Porém há algo em que insisto (esta é a tese do Wanderley Guilherme dos Santos): a tese da "inércia paralmentar" é equivocada. Se não há uma maioria parlamentar favorável, p. ex., à inserção da fidelidade partidária no atual sistema eleitoral, então isso simplesmente não deve ser feito. Em outras palavras: há uma maioria parlamentar favorável à sua não inserção. E ponto. Onde está a inércia? O problema do argumento da "inércia parlamentar" é ele pode ser usado sempre que uma tese, majoritária no interior de tribunais como o TSE ou o STF, é minoritária no parlamento. Aprovar judicialmente uma oção política minoritária, derrotando assim a opção majoritária, é ofensa e não concretização da democracia.
Sobre isso acho válidas as palavras iniciais da min. Ellen Gracie no voto sobre as células tronco: "equivocam-se aqueles que enxergaram nesta Corte a figura de um árbitro responsável por proclamar a vitória incontestável dessa ou daquela corrente científica, filosófica, religiosa, moral ou ética sobre todas as demais (...) Não há, por certo, uma definição constitucional do momento inicial da vida humana e não é papel desta Suprema Corte estabelecer conceitos que já não estejam explícita ou implicitamente plasmados na Constituição Federal. Não somos uma Academia de Ciências." Acho que este posicionamento deveria ser aplicado em mais casos.

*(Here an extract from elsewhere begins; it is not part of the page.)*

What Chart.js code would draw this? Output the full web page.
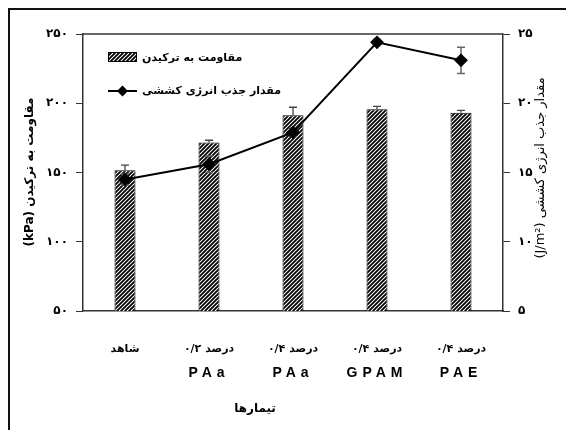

E domingo tem Fla x Flu...

Abração
Cláudio

Mauro Noleto disse...

Foi bom o exemplo das células tronco para mostrar que nem sempre a maioria parlamentar perde no Supremo. Agora, admitir que a agenda da democracia constitucional brasileira seja realizada apenas pelo Parlamento é, com todo respeito, desconhecer a própria legitimidade do Supremo enquanto Poder. Que seja estranho, perturbador, assustador, enfadonho, aguardar a decisão de 11 pessoas, para saber que rumo tomarará a vida da sociedade brasileira, tudo bem. Mas já é hora de a Ciência Política fazer a interdisciplinaridade na direção do direito constitucional e começar a aceitar melhor essa situação. Levar em conta, por exemplo, que o Supremo acabou de ativar a eficácia do mandado de injunção e, quem sabe, não resgata também a ação direta de inconstitucionalidade por omissão. Seria isso uma ditadura constitucional? A coisa não é assim tão fácil, não é. Foi afinal opção do Legislador Constituinte originário atribuir poderes ao Tribunal no controle de constitucionalidade. A representatividade eleitoral não é mais o único senhor a bordo da democracia nacional, pelo menos depois de 1988. Claro, essa transferência de legitimidade precisa de respaldo social, o que não significa a necessidade de eleger os Ministros, mas pelo menos deveria abrir o debate para o problema da composição das Cortes, o acompanhamento dos mandatos, a transparência dos procedimentos judiciais, isto é, algo que permita o controle da cidadania sobre a ação judicial.

Quanto ao Congresso, repito, não se lhe deve tirar mais poderes do que ele já não tem.

Boa sorte com o "expressinho" tricolor.

Cláudio Ladeira de Oliveira disse...

Ô Mauro, dá uma olhada neste post:

http://civitates.blogspot.com/2008/05/marco-aurlio-mello-e-o-ativismo.html

Eis aí um exemplo de ativismo judicial concretizador da democracia sobre o qual todos estaríamos de acordo.